Von spezifischem wissenschaftlichen Interesse hält er Wikipedia-Inhalte in ihrer Rolle als konsensuelles Wissen / Wissenskonsens; gut Futter natürlich für soziologische, geistes- und kulturwissenschaftliche / -historische usw. Untersuchungen; quasi eine Rolle als Träger von Untersuchungsgegenständen. (Rüdiger Weis wird hinzufügen: Zur Erforschung des Zeitgeistes sei (vermittels des Internet) ein kleines python-Script (losgelassen auf Datenbestände des Internet) inzwischen effektiver als tausend Fragebögen.)
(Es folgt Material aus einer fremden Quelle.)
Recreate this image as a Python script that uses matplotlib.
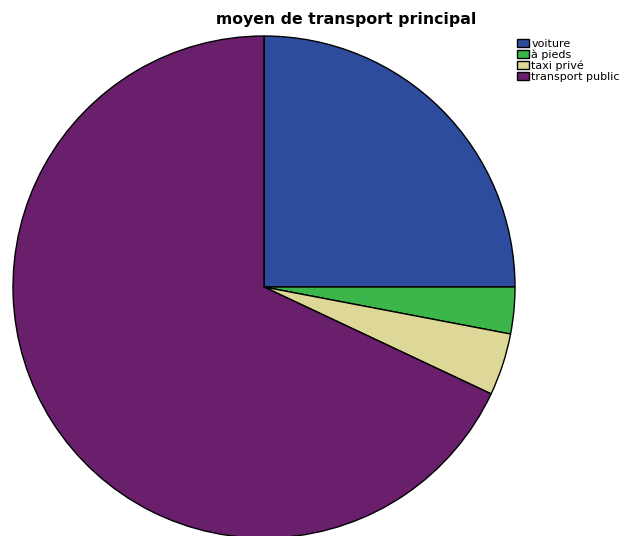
import matplotlib.pyplot as plt

labels = ['voiture', 'à pieds', 'taxi privé', 'transport public']
values = [25.0, 3.0, 4.0, 68.0]
colors = ['#2E4C9E', '#3CB54A', '#DDD898', '#6A1F6C']

fig = plt.figure(figsize=(6.25, 5.36), dpi=100)
ax = fig.add_axes([13/625, -2/536, 502/625, 502/536])
wedges, _ = ax.pie(values, colors=colors, startangle=90, counterclock=False,
                   wedgeprops=dict(edgecolor='black', linewidth=1.0))
ax.set_xlim(-1, 1)
ax.set_ylim(-1, 1)
ax.set_aspect('equal')

fig.text(346/625, 0.963, 'moyen de transport principal', ha='center', va='center',
         fontsize=11.3, fontweight='bold')

fig.legend(wedges, labels, loc='upper left', bbox_to_anchor=(517/625, 1 - 39/536),
           frameon=False, fontsize=8, handlelength=1.05, handleheight=0.75,
           handletextpad=0.25, labelspacing=0.05, borderaxespad=0, borderpad=0)

fig.savefig('out.png', dpi=100)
Weis sieht in der Wikipedia bereits eine eigene “Wissenschaftswelt” entstehen, quasi ein eigener Bereich wissenschaftlicher Arbeit und Diskurse; und was sich hier inhaltlich gerade zu kontroversen Themen ergebe, sei oft in seiner Ausgeglichenheit hochwertiger als entsprechendes Material in spezifisch bestimmte Schulen vertretenden Fachbüchern.
Gerade in Anbetracht dieser (potentiellen?) akademischen Relevanz müssten Fragen wie die der bibliographisch korrekten Zitation angegangen werden; mit dem bisherigen Zitatstandard der mit Abrufzeitpunkt ergänzten Angabe der Wikipedia-URL ist er äußerst unzufrieden, sieht ihre Nichtnerd-inkompatible kryptische Form als kontraproduktiv an. Er schlägt eine neue Zitationsweise vor, die einfach Sprachversion, Artikeltitel und Versions-ID ohne direkte URL-Niederschrift angebe, eine “URN” statt einer “URL”.
Desweiteren verweist er auf die Wichtigkeit der Reputation im akademischen Bereich; hier müsse die Wikipedia die Autorennennung / -position stärken, um sich für akademische Experten attraktiver zu machen; was freilich evtl. tiefgreifende Veränderungen in Struktur und policies der Wikipedia erfordere.
Ein kleiner Anti-Wikipedia-Zitier-Aufstand anwesender Professoren entsteht beim Q & A danach; der Student solle lernen, in Bibliotheken zu gehen und mit Büchern als den relevanten Wissensquellen zu hantieren; Weis weist eine derartige Trennung ab, Internet & Wikipedia mausere sich inzwischen wie die Bücher in der Bibliothek zu einer eigenen zitierfähigen Wissenskraft.
Anderer, positivistischer Einwand: konkretes Fachwissen etwa in der Physik könne nicht aus einer Wikipedia stammen; tatsächlich sind die beiden Redner dann auch bereit, noch einmal zwischen den Anwendbarkeiten des Wiki-Wissens-Prinzips für Natur- und für Geistes- & Gesellschaftswissenschaften zu unterscheiden. Wobei interessanterweise letztere mit größerer Panik darauf reagierten, evtl. wegen seiner Fähigkeit als konkurrierender Wissensproduktionsquelle in diesem Bereich?